For a major AI lab, the constraint is geographic. Pull out of Illinois, California, or New York and the developer loses access to roughly 40% of U.S. customers, according to the state-level market estimates cited by Illinois. Stay in and accept the audits. There is no federal preemption argument to invoke, because Congress has passed nothing to preempt.
Compute and revenue gates target frontier AI, the largest and most capable model systems rather than the long tail of startups and academic releases. The $500 million annual revenue trigger and the training-compute floor are designed to reach only the biggest AI developers, leaving everyone else outside the compliance regime.
Illinois is selling SB 0315 as both a state-level protection and a national template. Pritzker, in the written statement announcing the signing, framed federal inaction as a known problem. "Congress and the president ought to be passing similar legislation," he said, "but they've so far been unwilling, because many are captive to special interests that profit from the industry having no rules." That critique doubles as an argument for the three-state strategy: with the federal track stalled, states with the largest AI markets do the work instead.
California's SB 53 set the first template, and New York's responsible-AI regime followed within months. Illinois wrote its bill to interoperate rather than to diverge, which is why audit cadence and reporting triggers line up cleanly across the three. Each state holds its own penalty structure. The harmonization is in the obligations developers face, not in the regulatory machinery behind them.

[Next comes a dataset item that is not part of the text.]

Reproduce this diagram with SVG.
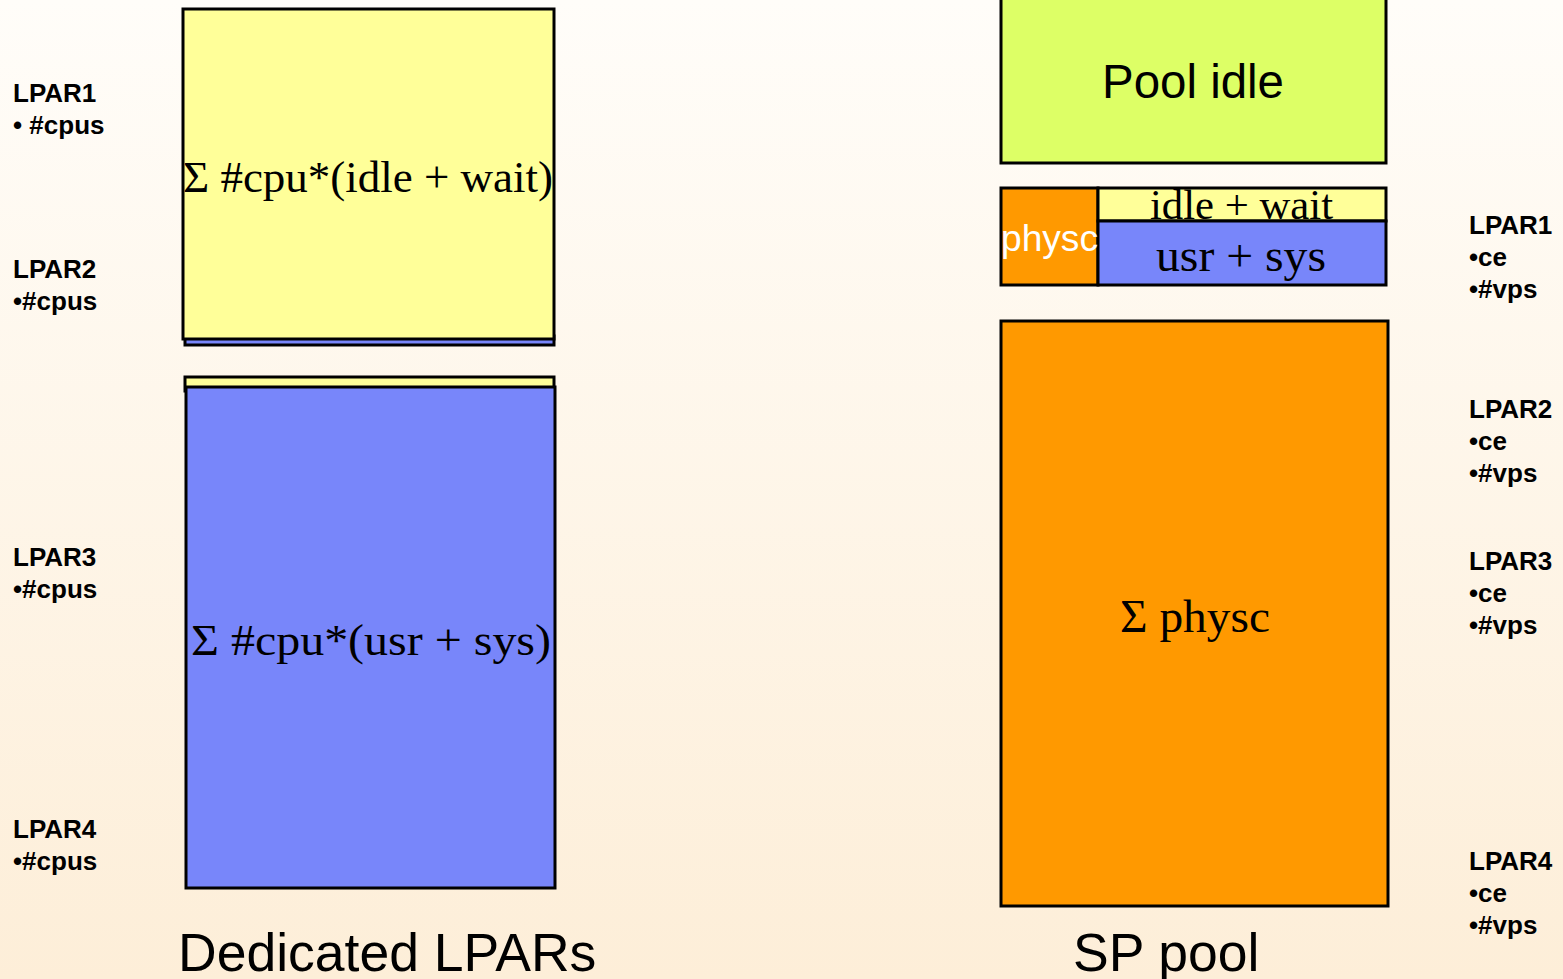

The unresolved question is second-order. Any federal bill that eventually passes will need to either match the three-state floor, which would federalize independent audits of frontier systems, or deliberately roll it back, which would be a politically expensive choice for whichever Congress attempts it. For now, the largest U.S. AI developers are about to live with binding annual audits and CBRN-and-cyber incident reporting in three states at once, a regime that did not exist a year ago.